_WHAT IS EXPECTED_. Skip the pictures and extract all of the lines exactly as written.

_DATA SHOWN_.
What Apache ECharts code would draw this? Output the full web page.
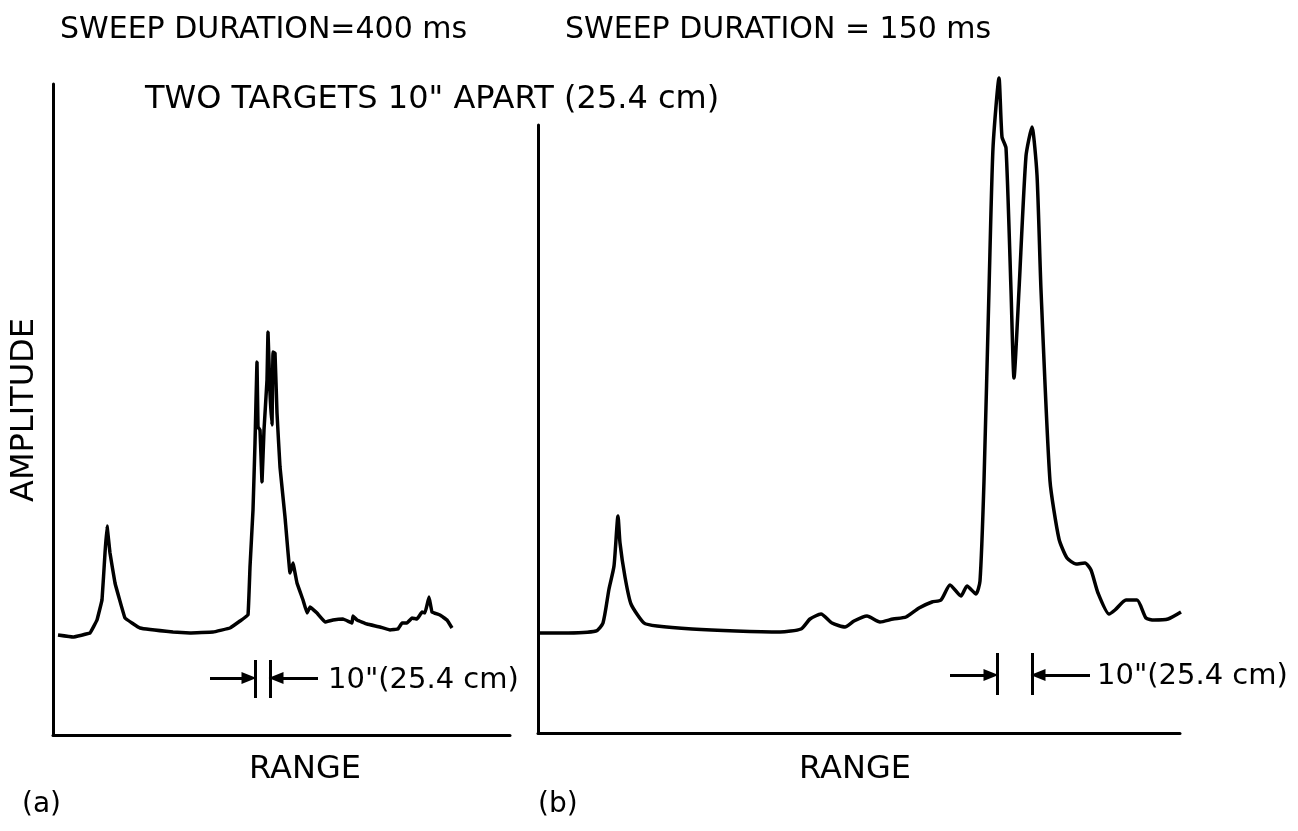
<!DOCTYPE html>
<html>
<head>
<meta charset="utf-8">
<script src="https://cdn.jsdelivr.net/npm/echarts@6/dist/echarts.min.js"></script>
<style>html,body{margin:0;padding:0;background:#fff;}#c{width:1298px;height:831px;}</style>
</head>
<body>
<div id="c"></div>
<script>
// Panel (a): sweep 400 ms — [range, amplitude] readings (arbitrary units)
const rangeA = [5,20,37,44,49,52,54,57,62,72,87,120,137,160,177,187,195,197,200,202,204,205,207,209,211,214,215,217,219,220,222,224,227,232,237,240,244,250,254,257,264,272,280,290,299,300,304,314,327,337,345,349,354,359,364,369,372,376,379,387,394,399];
const ampA   = [100,98,102,115,135,182,209,182,152,117,107,103,102,103,107,114,120,168,225,292,373,308,305,253,305,355,403,342,310,383,382,322,268,218,162,172,152,135,122,128,122,113,115,116,112,119,115,111,108,105,106,112,112,117,116,123,122,138,123,120,115,107];

// Panel (b): sweep 150 ms
const rangeB = [1,24,58,65,71,76,80,82,87,93,106,119,154,198,242,263,272,283,294,307,316,329,342,355,368,381,394,403,412,423,429,438,442,446,451,455,461,464,468,473,476,481,488,494,499,503,512,521,529,538,547,553,560,571,577,588,599,608,616,630,643];
const ampB   = [100,100,102,110,144,167,217,190,156,129,110,107,104,102,101,104,114,119,110,106,112,117,111,114,116,125,131,133,148,137,147,139,152,252,443,585,655,596,585,443,355,443,577,606,558,443,252,194,175,169,170,163,140,119,123,133,133,115,113,114,121];

// Separation marker positions (range) and labels
const markA = [202, 217];
const markB = [459, 494];
const titles = ['SWEEP DURATION=400 ms', 'SWEEP DURATION = 150 ms', 'TWO TARGETS 10" APART (25.4 cm)'];
const sepLabel = '10"(25.4 cm)';

const pairs = (xs, ys) => xs.map((x, i) => [x, ys[i]]);
const F = s => s + 'px "DejaVu Sans"';
const axisStyle = {show: true, lineStyle: {color: '#000', width: 3}};

function markerLines(m, y0, y1, ya, aL, aR) {
  return [
    [{coord: [m[0], y0], symbol: 'none'}, {coord: [m[0], y1], symbol: 'none'}],
    [{coord: [m[1], y0], symbol: 'none'}, {coord: [m[1], y1], symbol: 'none'}],
    [{coord: [aL, ya], symbol: 'none'}, {coord: [m[0] - 6, ya], symbol: 'triangle', symbolSize: [12, 15]}],
    [{coord: [aR, ya], symbol: 'none'}, {coord: [m[1] + 6, ya], symbol: 'triangle', symbolSize: [12, 15]}]
  ];
}

const chart = echarts.init(document.getElementById('c'));
chart.setOption({
  animation: false,
  backgroundColor: '#fff',
  grid: [
    {left: 53, top: 84, width: 457, bottom: 96},
    {left: 538, top: 125, width: 642, bottom: 98}
  ],
  xAxis: [
    {gridIndex: 0, type: 'value', min: 0, max: 457, axisLine: axisStyle, axisTick: {show: false}, axisLabel: {show: false}, splitLine: {show: false}},
    {gridIndex: 1, type: 'value', min: 0, max: 642, axisLine: axisStyle, axisTick: {show: false}, axisLabel: {show: false}, splitLine: {show: false}}
  ],
  yAxis: [
    {gridIndex: 0, type: 'value', min: 0, max: 651, axisLine: axisStyle, axisTick: {show: false}, axisLabel: {show: false}, splitLine: {show: false}},
    {gridIndex: 1, type: 'value', min: 0, max: 608, axisLine: axisStyle, axisTick: {show: false}, axisLabel: {show: false}, splitLine: {show: false}}
  ],
  series: [
    {
      type: 'line', xAxisIndex: 0, yAxisIndex: 0, data: pairs(rangeA, ampA),
      showSymbol: false, clip: false, smooth: 0.05,
      lineStyle: {color: '#000', width: 3.5}, silent: true,
      markLine: {silent: true, animation: false, label: {show: false},
        lineStyle: {color: '#000', width: 3, type: 'solid'},
        data: markerLines(markA, 37, 75, 57, 157, 265)}
    },
    {
      type: 'line', xAxisIndex: 1, yAxisIndex: 1, data: pairs(rangeB, ampB),
      showSymbol: false, clip: false, smooth: 0.2,
      lineStyle: {color: '#000', width: 3.5}, silent: true,
      markLine: {silent: true, animation: false, label: {show: false},
        lineStyle: {color: '#000', width: 3, type: 'solid'},
        data: markerLines(markB, 38, 80, 58, 412, 552)}
    }
  ],
  graphic: [
    {type: 'text', x: 60, y: 30, style: {text: titles[0], font: F(30), fill: '#000', textVerticalAlign: 'middle'}},
    {type: 'text', x: 565, y: 30, style: {text: titles[1], font: F(30), fill: '#000', textVerticalAlign: 'middle'}},
    {type: 'text', x: 145, y: 100, style: {text: titles[2], font: F(32), fill: '#000', textVerticalAlign: 'middle'}},
    {type: 'text', x: 25, y: 410, rotation: Math.PI / 2, style: {text: 'AMPLITUDE', font: F(32), fill: '#000', textAlign: 'center', textVerticalAlign: 'middle'}},
    {type: 'text', x: 305, y: 770, style: {text: 'RANGE', font: F(32), fill: '#000', textAlign: 'center', textVerticalAlign: 'middle'}},
    {type: 'text', x: 855, y: 770, style: {text: 'RANGE', font: F(32), fill: '#000', textAlign: 'center', textVerticalAlign: 'middle'}},
    {type: 'text', x: 22, y: 805, style: {text: '(a)', font: F(28), fill: '#000', textVerticalAlign: 'middle'}},
    {type: 'text', x: 538, y: 805, style: {text: '(b)', font: F(28), fill: '#000', textVerticalAlign: 'middle'}},
    {type: 'text', x: 328, y: 680, style: {text: sepLabel, font: F(29), fill: '#000', textVerticalAlign: 'middle'}},
    {type: 'text', x: 1097, y: 676, style: {text: sepLabel, font: F(29), fill: '#000', textVerticalAlign: 'middle'}}
  ]
});
</script>
</body>
</html>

_ANSWER IN FULL_.
What Apache ECharts code would draw this? Output the full web page.
<!DOCTYPE html>
<html>
<head>
<meta charset="utf-8">
<script src="https://cdn.jsdelivr.net/npm/echarts@6/dist/echarts.min.js"></script>
<style>html,body{margin:0;padding:0;background:#fff;}#c{width:1298px;height:831px;}</style>
</head>
<body>
<div id="c"></div>
<script>
// Panel (a): sweep 400 ms — [range, amplitude] readings (arbitrary units)
const rangeA = [5,20,37,44,49,52,54,57,62,72,87,120,137,160,177,187,195,197,200,202,204,205,207,209,211,214,215,217,219,220,222,224,227,232,237,240,244,250,254,257,264,272,280,290,299,300,304,314,327,337,345,349,354,359,364,369,372,376,379,387,394,399];
const ampA   = [100,98,102,115,135,182,209,182,152,117,107,103,102,103,107,114,120,168,225,292,373,308,305,253,305,355,403,342,310,383,382,322,268,218,162,172,152,135,122,128,122,113,115,116,112,119,115,111,108,105,106,112,112,117,116,123,122,138,123,120,115,107];

// Panel (b): sweep 150 ms
const rangeB = [1,24,58,65,71,76,80,82,87,93,106,119,154,198,242,263,272,283,294,307,316,329,342,355,368,381,394,403,412,423,429,438,442,446,451,455,461,464,468,473,476,481,488,494,499,503,512,521,529,538,547,553,560,571,577,588,599,608,616,630,643];
const ampB   = [100,100,102,110,144,167,217,190,156,129,110,107,104,102,101,104,114,119,110,106,112,117,111,114,116,125,131,133,148,137,147,139,152,252,443,585,655,596,585,443,355,443,577,606,558,443,252,194,175,169,170,163,140,119,123,133,133,115,113,114,121];

// Separation marker positions (range) and labels
const markA = [202, 217];
const markB = [459, 494];
const titles = ['SWEEP DURATION=400 ms', 'SWEEP DURATION = 150 ms', 'TWO TARGETS 10" APART (25.4 cm)'];
const sepLabel = '10"(25.4 cm)';

const pairs = (xs, ys) => xs.map((x, i) => [x, ys[i]]);
const F = s => s + 'px "DejaVu Sans"';
const axisStyle = {show: true, lineStyle: {color: '#000', width: 3}};

function markerLines(m, y0, y1, ya, aL, aR) {
  return [
    [{coord: [m[0], y0], symbol: 'none'}, {coord: [m[0], y1], symbol: 'none'}],
    [{coord: [m[1], y0], symbol: 'none'}, {coord: [m[1], y1], symbol: 'none'}],
    [{coord: [aL, ya], symbol: 'none'}, {coord: [m[0] - 6, ya], symbol: 'triangle', symbolSize: [12, 15]}],
    [{coord: [aR, ya], symbol: 'none'}, {coord: [m[1] + 6, ya], symbol: 'triangle', symbolSize: [12, 15]}]
  ];
}

const chart = echarts.init(document.getElementById('c'));
chart.setOption({
  animation: false,
  backgroundColor: '#fff',
  grid: [
    {left: 53, top: 84, width: 457, bottom: 96},
    {left: 538, top: 125, width: 642, bottom: 98}
  ],
  xAxis: [
    {gridIndex: 0, type: 'value', min: 0, max: 457, axisLine: axisStyle, axisTick: {show: false}, axisLabel: {show: false}, splitLine: {show: false}},
    {gridIndex: 1, type: 'value', min: 0, max: 642, axisLine: axisStyle, axisTick: {show: false}, axisLabel: {show: false}, splitLine: {show: false}}
  ],
  yAxis: [
    {gridIndex: 0, type: 'value', min: 0, max: 651, axisLine: axisStyle, axisTick: {show: false}, axisLabel: {show: false}, splitLine: {show: false}},
    {gridIndex: 1, type: 'value', min: 0, max: 608, axisLine: axisStyle, axisTick: {show: false}, axisLabel: {show: false}, splitLine: {show: false}}
  ],
  series: [
    {
      type: 'line', xAxisIndex: 0, yAxisIndex: 0, data: pairs(rangeA, ampA),
      showSymbol: false, clip: false, smooth: 0.05,
      lineStyle: {color: '#000', width: 3.5}, silent: true,
      markLine: {silent: true, animation: false, label: {show: false},
        lineStyle: {color: '#000', width: 3, type: 'solid'},
        data: markerLines(markA, 37, 75, 57, 157, 265)}
    },
    {
      type: 'line', xAxisIndex: 1, yAxisIndex: 1, data: pairs(rangeB, ampB),
      showSymbol: false, clip: false, smooth: 0.2,
      lineStyle: {color: '#000', width: 3.5}, silent: true,
      markLine: {silent: true, animation: false, label: {show: false},
        lineStyle: {color: '#000', width: 3, type: 'solid'},
        data: markerLines(markB, 38, 80, 58, 412, 552)}
    }
  ],
  graphic: [
    {type: 'text', x: 60, y: 30, style: {text: titles[0], font: F(30), fill: '#000', textVerticalAlign: 'middle'}},
    {type: 'text', x: 565, y: 30, style: {text: titles[1], font: F(30), fill: '#000', textVerticalAlign: 'middle'}},
    {type: 'text', x: 145, y: 100, style: {text: titles[2], font: F(32), fill: '#000', textVerticalAlign: 'middle'}},
    {type: 'text', x: 25, y: 410, rotation: Math.PI / 2, style: {text: 'AMPLITUDE', font: F(32), fill: '#000', textAlign: 'center', textVerticalAlign: 'middle'}},
    {type: 'text', x: 305, y: 770, style: {text: 'RANGE', font: F(32), fill: '#000', textAlign: 'center', textVerticalAlign: 'middle'}},
    {type: 'text', x: 855, y: 770, style: {text: 'RANGE', font: F(32), fill: '#000', textAlign: 'center', textVerticalAlign: 'middle'}},
    {type: 'text', x: 22, y: 805, style: {text: '(a)', font: F(28), fill: '#000', textVerticalAlign: 'middle'}},
    {type: 'text', x: 538, y: 805, style: {text: '(b)', font: F(28), fill: '#000', textVerticalAlign: 'middle'}},
    {type: 'text', x: 328, y: 680, style: {text: sepLabel, font: F(29), fill: '#000', textVerticalAlign: 'middle'}},
    {type: 'text', x: 1097, y: 676, style: {text: sepLabel, font: F(29), fill: '#000', textVerticalAlign: 'middle'}}
  ]
});
</script>
</body>
</html>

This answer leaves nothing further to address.